══ Provided material ══

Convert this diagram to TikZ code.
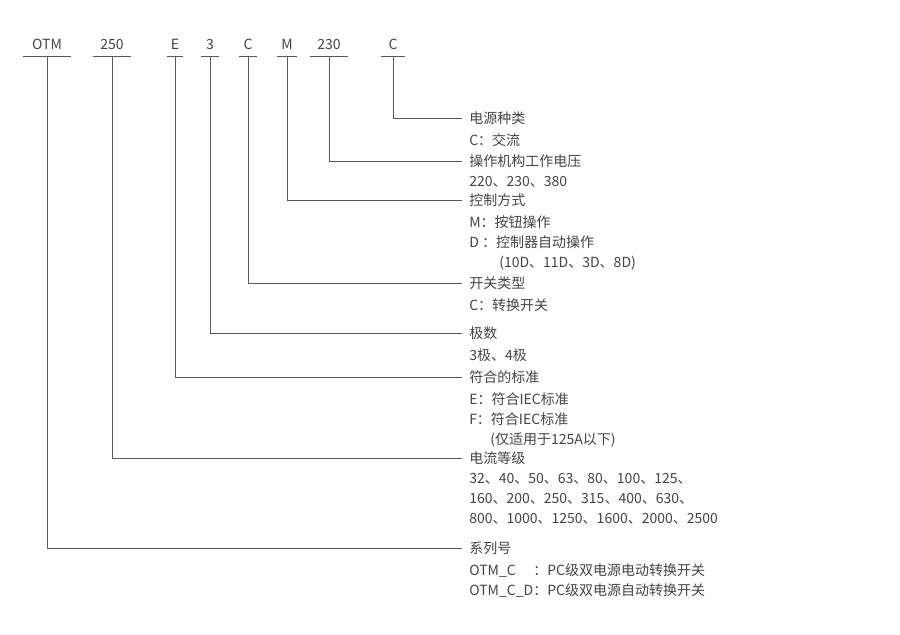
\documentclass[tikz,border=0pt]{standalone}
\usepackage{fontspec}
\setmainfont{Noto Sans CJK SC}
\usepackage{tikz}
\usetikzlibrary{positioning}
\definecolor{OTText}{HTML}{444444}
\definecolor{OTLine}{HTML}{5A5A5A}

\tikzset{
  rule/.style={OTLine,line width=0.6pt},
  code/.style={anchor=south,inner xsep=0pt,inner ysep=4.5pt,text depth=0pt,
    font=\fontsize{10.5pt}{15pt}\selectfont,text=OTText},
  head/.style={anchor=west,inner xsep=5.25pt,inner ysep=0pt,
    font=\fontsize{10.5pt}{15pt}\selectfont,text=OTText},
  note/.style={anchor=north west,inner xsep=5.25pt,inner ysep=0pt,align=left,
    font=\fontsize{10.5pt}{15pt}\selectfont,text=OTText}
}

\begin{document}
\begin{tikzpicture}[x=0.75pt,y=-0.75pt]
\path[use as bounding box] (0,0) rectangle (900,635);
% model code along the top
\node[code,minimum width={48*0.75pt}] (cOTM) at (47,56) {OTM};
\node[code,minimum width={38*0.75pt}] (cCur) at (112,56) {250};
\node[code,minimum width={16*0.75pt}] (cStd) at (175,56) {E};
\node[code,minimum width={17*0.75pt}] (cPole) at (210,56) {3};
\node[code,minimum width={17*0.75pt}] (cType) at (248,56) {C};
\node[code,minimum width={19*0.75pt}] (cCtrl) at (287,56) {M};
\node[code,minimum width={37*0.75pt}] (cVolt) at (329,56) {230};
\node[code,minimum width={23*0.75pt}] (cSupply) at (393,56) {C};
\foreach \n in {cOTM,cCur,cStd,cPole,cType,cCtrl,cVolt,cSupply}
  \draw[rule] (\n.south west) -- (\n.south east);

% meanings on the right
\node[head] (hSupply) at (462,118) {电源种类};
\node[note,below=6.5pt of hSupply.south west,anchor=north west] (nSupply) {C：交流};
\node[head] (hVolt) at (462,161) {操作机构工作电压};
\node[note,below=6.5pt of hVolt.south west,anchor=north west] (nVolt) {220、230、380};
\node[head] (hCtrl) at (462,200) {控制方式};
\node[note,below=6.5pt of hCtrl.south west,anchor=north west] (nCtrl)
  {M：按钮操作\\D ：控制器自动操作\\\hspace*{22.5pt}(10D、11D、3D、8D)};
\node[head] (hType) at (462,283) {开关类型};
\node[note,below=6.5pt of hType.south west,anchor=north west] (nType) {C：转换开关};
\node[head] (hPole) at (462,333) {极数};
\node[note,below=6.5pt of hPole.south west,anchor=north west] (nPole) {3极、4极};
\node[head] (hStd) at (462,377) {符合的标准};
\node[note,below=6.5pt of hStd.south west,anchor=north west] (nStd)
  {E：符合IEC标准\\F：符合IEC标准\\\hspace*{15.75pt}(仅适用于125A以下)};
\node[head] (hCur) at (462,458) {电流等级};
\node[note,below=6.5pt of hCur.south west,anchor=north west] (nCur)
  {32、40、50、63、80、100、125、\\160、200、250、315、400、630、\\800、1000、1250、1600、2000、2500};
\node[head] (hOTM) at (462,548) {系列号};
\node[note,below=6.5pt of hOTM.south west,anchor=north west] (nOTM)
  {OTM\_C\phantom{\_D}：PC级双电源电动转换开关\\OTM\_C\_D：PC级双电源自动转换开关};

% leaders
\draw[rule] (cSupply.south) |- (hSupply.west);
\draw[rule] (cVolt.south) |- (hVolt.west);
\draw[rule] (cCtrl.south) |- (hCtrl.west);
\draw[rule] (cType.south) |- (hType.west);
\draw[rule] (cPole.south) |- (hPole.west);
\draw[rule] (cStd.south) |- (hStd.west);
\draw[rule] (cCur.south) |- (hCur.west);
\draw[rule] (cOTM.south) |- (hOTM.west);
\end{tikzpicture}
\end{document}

═══

Everything from the first line of the listing above through the line that contains "-- (\n.south east);" is to be restated word for word, minus the pictures.

**Finished task:**
Convert this diagram to TikZ code.
\documentclass[tikz,border=0pt]{standalone}
\usepackage{fontspec}
\setmainfont{Noto Sans CJK SC}
\usepackage{tikz}
\usetikzlibrary{positioning}
\definecolor{OTText}{HTML}{444444}
\definecolor{OTLine}{HTML}{5A5A5A}

\tikzset{
  rule/.style={OTLine,line width=0.6pt},
  code/.style={anchor=south,inner xsep=0pt,inner ysep=4.5pt,text depth=0pt,
    font=\fontsize{10.5pt}{15pt}\selectfont,text=OTText},
  head/.style={anchor=west,inner xsep=5.25pt,inner ysep=0pt,
    font=\fontsize{10.5pt}{15pt}\selectfont,text=OTText},
  note/.style={anchor=north west,inner xsep=5.25pt,inner ysep=0pt,align=left,
    font=\fontsize{10.5pt}{15pt}\selectfont,text=OTText}
}

\begin{document}
\begin{tikzpicture}[x=0.75pt,y=-0.75pt]
\path[use as bounding box] (0,0) rectangle (900,635);
% model code along the top
\node[code,minimum width={48*0.75pt}] (cOTM) at (47,56) {OTM};
\node[code,minimum width={38*0.75pt}] (cCur) at (112,56) {250};
\node[code,minimum width={16*0.75pt}] (cStd) at (175,56) {E};
\node[code,minimum width={17*0.75pt}] (cPole) at (210,56) {3};
\node[code,minimum width={17*0.75pt}] (cType) at (248,56) {C};
\node[code,minimum width={19*0.75pt}] (cCtrl) at (287,56) {M};
\node[code,minimum width={37*0.75pt}] (cVolt) at (329,56) {230};
\node[code,minimum width={23*0.75pt}] (cSupply) at (393,56) {C};
\foreach \n in {cOTM,cCur,cStd,cPole,cType,cCtrl,cVolt,cSupply}
  \draw[rule] (\n.south west) -- (\n.south east);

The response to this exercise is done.